Workshops were also developed to educate students on issues regarding native bee and honey bee health, the importance of pollinators, and bee identification and monitoring including a citizen science technique used to track bee abundance and diversity. Alongside the project team, select students also participated in monthly observations to gather pre-restoration baseline data on the existing pollinator community at the site.


While the project is still in early stages in terms of measurable results on bee population and ecosystem enhancement, it has already seen tremendous success with community engagement, best management practice development, number of plants planted, and area restored for native and managed pollinators. The benefits to surrounding agriculture and urban gardens are anticipated to unfold shortly.

Given public support to date, Dr. Morandin is confident the project will continue to yield long-term benefits and generate further community engagement.

“The meadow will continue to serve as a demonstration site to highlight the benefits of habitat and provide information to land managers, the community and growers on how to establish habitat and support healthy managed and native bee populations,” she says, adding that continual monitoring and data collection of plant-pollinator networks will help inform best management practices for the region.

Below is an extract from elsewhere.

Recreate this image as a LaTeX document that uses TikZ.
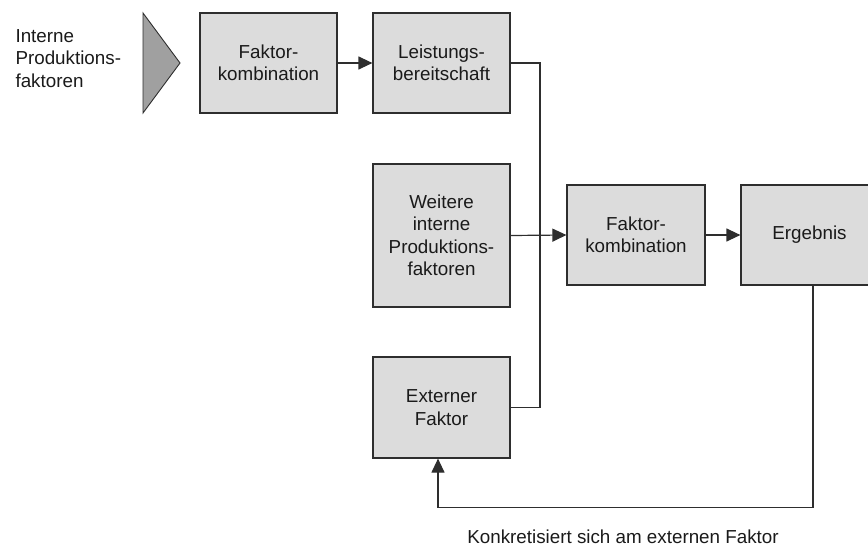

Additional next steps involve the project team designing interpretive signage, as well as installing a central pathway with benches and split-rail fencing.

“As the naturalized meadow matures and the signage, pathways, and benches are incorporated, it will provide a real opportunity for the community and beyond to become educated and aware about native pollinators and their importance to both ecosystem and agricultural health,” Dr. Morandin predicts. “This meadow showcases the possibility of transforming marginal, corporate or public land into a thriving habitat for pollinators and other wildlife.”